The fact of the matter is, every now and then I will get a ‘boss lady’ type who seems nice on the initial meeting before the first clean, then when I get there to clean on the first day, I find the bitch switch is on and I think,

“This is not the shit I signed up for!”

One lady in particular comes to mind. She was a full time stock rep for  dental companies. She had two teenage children living at home, one who was drinking a beer when I got there one day and lied about her age when I asked how old she was. Turns out she was 14, and she came with a smart mouth. This home looked like it had already been cleaned when I got there, so there was no challenge, no satisfaction upon leaving her house, and definitely, no “Thank You” note upon my return, only more requests, which I filled diligently due to my perfectionist nature.

One day this woman told me I needed to do a better job on the cleaning, and I am usually very open to this, I like to do a good job and if there is something extra someone would like me to do on my visits I will try to get it done, time permitting. When I asked her if there was anything in particular she would like me to work on she huffed and said “Everything.” That was the day I knew I wasn’t going to do my very best, in fact, at that very moment, as I smiled my widest smile behind gritted teeth and said,

“I will make your house sparkle today Honey!”

I had a mental image of throwing glitter up into the air, in every room of the house, into every corner, onto every surface, onto every carpet and rug and stomping it in, into every wardrobe – but leaving the money on the bench, because I finally just achieved that good ‘satisfaction’ feeling, and that feeling was priceless. This sparkly herpes of the craft world (because once you have it you can’t get rid of it) was going to be the bane of her existence for years to come and as I hid in one of the darkest corners of my mind from this dickhead for a few seconds, I giggled, and then straightened my face and walked away with my cleaning bucket. Her home did not get a spit shine that day, it got a basic clean. But that moment in my mind, while watching with fascination as the sparkly glitter fell I thought,

“This must be what crazy feels like.”

It was a good place to be in that moment.

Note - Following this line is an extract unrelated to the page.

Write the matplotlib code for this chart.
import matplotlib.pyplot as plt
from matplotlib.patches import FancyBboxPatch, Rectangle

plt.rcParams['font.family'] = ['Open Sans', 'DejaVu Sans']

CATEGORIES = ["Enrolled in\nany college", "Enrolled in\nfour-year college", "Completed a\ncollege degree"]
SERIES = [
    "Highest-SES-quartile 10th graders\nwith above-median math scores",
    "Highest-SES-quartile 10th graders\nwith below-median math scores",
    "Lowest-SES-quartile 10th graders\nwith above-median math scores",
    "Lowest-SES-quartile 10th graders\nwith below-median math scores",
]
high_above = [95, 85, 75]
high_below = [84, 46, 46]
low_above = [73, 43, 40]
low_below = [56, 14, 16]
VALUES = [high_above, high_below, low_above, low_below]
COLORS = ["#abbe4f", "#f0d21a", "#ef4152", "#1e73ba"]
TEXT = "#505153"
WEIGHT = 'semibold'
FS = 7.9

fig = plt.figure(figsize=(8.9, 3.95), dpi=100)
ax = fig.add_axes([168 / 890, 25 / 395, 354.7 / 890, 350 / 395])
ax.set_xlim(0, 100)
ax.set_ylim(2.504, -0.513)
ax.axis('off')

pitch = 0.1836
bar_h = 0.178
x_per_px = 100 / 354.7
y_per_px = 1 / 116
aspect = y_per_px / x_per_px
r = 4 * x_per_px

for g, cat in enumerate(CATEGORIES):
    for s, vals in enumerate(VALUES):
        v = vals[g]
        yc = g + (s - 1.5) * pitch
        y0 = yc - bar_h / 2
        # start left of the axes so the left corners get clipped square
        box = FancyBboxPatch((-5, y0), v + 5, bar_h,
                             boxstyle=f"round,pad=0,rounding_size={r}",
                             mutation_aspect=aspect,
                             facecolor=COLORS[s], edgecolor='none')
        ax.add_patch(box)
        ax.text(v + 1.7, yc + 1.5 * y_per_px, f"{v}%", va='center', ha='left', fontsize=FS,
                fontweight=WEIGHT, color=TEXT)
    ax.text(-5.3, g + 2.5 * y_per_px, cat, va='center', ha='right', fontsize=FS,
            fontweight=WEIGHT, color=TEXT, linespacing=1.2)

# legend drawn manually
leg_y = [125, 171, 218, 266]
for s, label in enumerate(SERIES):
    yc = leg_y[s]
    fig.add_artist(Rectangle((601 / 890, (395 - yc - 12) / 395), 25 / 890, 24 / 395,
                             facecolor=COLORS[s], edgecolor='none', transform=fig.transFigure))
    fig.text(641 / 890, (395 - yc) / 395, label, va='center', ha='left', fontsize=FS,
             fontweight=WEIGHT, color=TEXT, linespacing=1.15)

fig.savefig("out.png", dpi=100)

A couple of weeks later I found a lump in my boob which had to be removed, and while they were at it they would tuck in a bulging hernia on my belly button meaning I wouldn’t be allowed to clean for 6 weeks. She fired me because I told her I wouldn’t be coming in during that time despite her putting in her best effort to persuade me to come in anyway. I’m not usually relieved when someone no longer requires my services, but this time I was.

Since then I have had a couple of ladies be a tad disrespectful, meeting these kinds of people comes with the job, and I have let those clients go because at the end of the day I want to do a good job and assholes are not what I would call an inspiring bunch of people. It is liberating but it also creates a win-win situation for both my client and I. I do love my job, and it will stay that way.